The combinatorial patterns are myriad, especially when we get into HOW they’re performed. But fundamentally this will never change. And it has never changed.
As you go into the new year, keep in mind that it doesn’t matter what salespeople call their repackaged fitness program - life will still require from you push, pull, lift, lower, and brace.
And I want to call your attention to one glaring deficit in most programs, aside from their obsession with marketing and advertising bombardment (ie - if your methodology is so substance-filled, why do I see your sponsored ads pop up constantly?): pulling.
Yes, pulling. Most athletic organizations (and I would agree) have determined that 2-to-1 people need pulling exercises. Why? Because our entire modern world is pushing. Head is forward. Shoulders are protracted. Hands are reaching ahead. Where’s the pulling?
This is no knock against popular fitness, by the way, UNLESS they claim to be an all-in comprehensive solution. But here’s the deal. There is NO progressive pulling in place for boxing/striking, body weight programs (unless you have a pull-up bar or tethers), cardio (unless rowing or swimming), yoga, Tai Chi, dance, Barre, and the list goes on and on. Are these modalities valuable? ABSOLUTELY. Yes. They are good. Do they have an obvious progression path to rectify pulling inadequacy? No.
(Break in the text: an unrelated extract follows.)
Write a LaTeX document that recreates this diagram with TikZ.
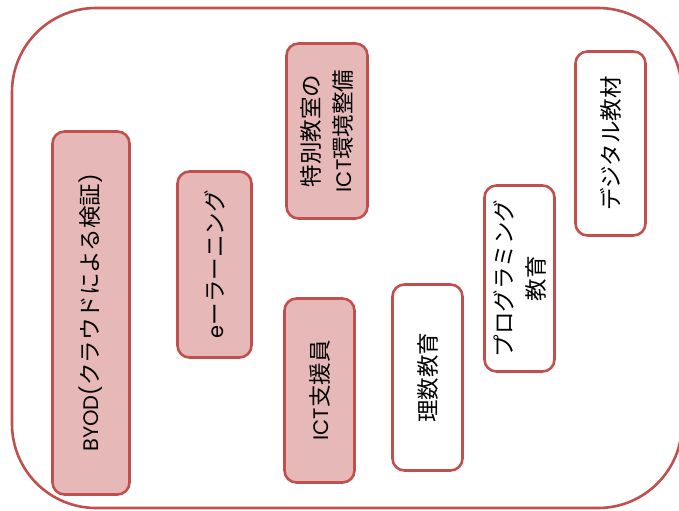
\documentclass[tikz,border=0pt]{standalone}
\usepackage{fontspec}
\setmainfont{Noto Sans CJK JP}
\newfontfamily\latfont{Poppins}
\definecolor{bred}{HTML}{C0504D}
\definecolor{bpink}{HTML}{E6B8B7}
\begin{document}
\begin{tikzpicture}[x=1bp,y=-1bp,
  boxbase/.style={draw=bred, line width=2.6bp, rounded corners=12bp, rotate=90, inner sep=0pt,
    align=center, font=\fontsize{22.5bp}{32bp}\selectfont, text=black},
  pinkbox/.style={boxbase, fill=bpink},
  whitebox/.style={boxbase, fill=white}]
\useasboundingbox (0,0) rectangle (679,511);
\draw[draw=bred, line width=2.6bp, rounded corners=84bp] (12,8) rectangle (682,508) coordinate (frame);
\node[pinkbox, minimum width=363bp, minimum height=77bp] (byod) at (91,313) {{\latfont\fontsize{21bp}{32bp}\selectfont BYOD(}クラウドによる検証{\latfont\fontsize{21bp}{32bp}\selectfont )}};
\node[pinkbox, minimum width=186bp, minimum height=74bp] (elearn) at (214.5,264.5) {{\latfont\fontsize{21bp}{32bp}\selectfont e}ーラーニング};
\node[pinkbox, minimum width=175bp, minimum height=81bp] (tokubetsu) at (327,131) {特別教室の\\{\latfont\fontsize{21bp}{32bp}\selectfont ICT}環境整備};
\node[pinkbox, minimum width=184bp, minimum height=70bp] (shien) at (319.5,390.5) {{\latfont\fontsize{21bp}{32bp}\selectfont ICT}支援員};
\node[whitebox, minimum width=186bp, minimum height=70bp] (risu) at (427.5,377.5) {理数教育};
\node[whitebox, minimum width=186bp, minimum height=70bp] (prog) at (519.5,278.5) {プログラミング\\教育};
\node[whitebox, minimum width=184bp, minimum height=70bp] (digital) at (610.5,143.5) {デジタル教材};
\end{tikzpicture}
\end{document}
I’ve coached high-level professional dancers and advanced instructors who are afraid to pick up their 30lb pets, because they may throw out their backs or dislocate a shoulder or get a neck tweak for days. I’m not exaggerating. They’re friggin superhumans with regard to all kinds of other feats; but when it comes to basic pulling skill and strength, they’re as undertrained as the sedentary populace. In forward pressing, they may hold a plank for an hour. They may warrior pose for days. Change a tire? Nope. Carry groceries? Sketchy. Don’t ask them to help you move your appliances or transport dirt and mulch for landscaping. Climb a rope, pull-ups, heavy rows or deadlift? Forget about it.
Heck, I’ve worked with a lot of people who instruct instructors but can’t safely walk their dogs. Seriously. They’re so weak and fragile in pulling that the light tug of their dog on a leash could mean orthopedic injury. These same people do handstands and splits and marathons.
I’m not saying that an overhead kick has zero application toward daily life, or that a full bridge isn’t cool. But if your neck, shoulder and back are garbage, you may want to improve the POSTERIOR aspect. This will require various activities which sit firmly under the subject line “pulling.”
Don’t mishear me. MOST avid gym-goers and lifters have this same deficit AND THEN SOME. If a guy who camps out on bench press for 10 sets doesn’t follow it up with 20 sets of rows, he’s imbalanced. The ability to do 100 push-ups in a row isn’t a brag if there’s little to no retraction, horizontal abduction, shoulder extension and external rotation in the program.
Create balance in the skills of the body.
And remember, none of it is new. The human body has always had the same fundamental movements.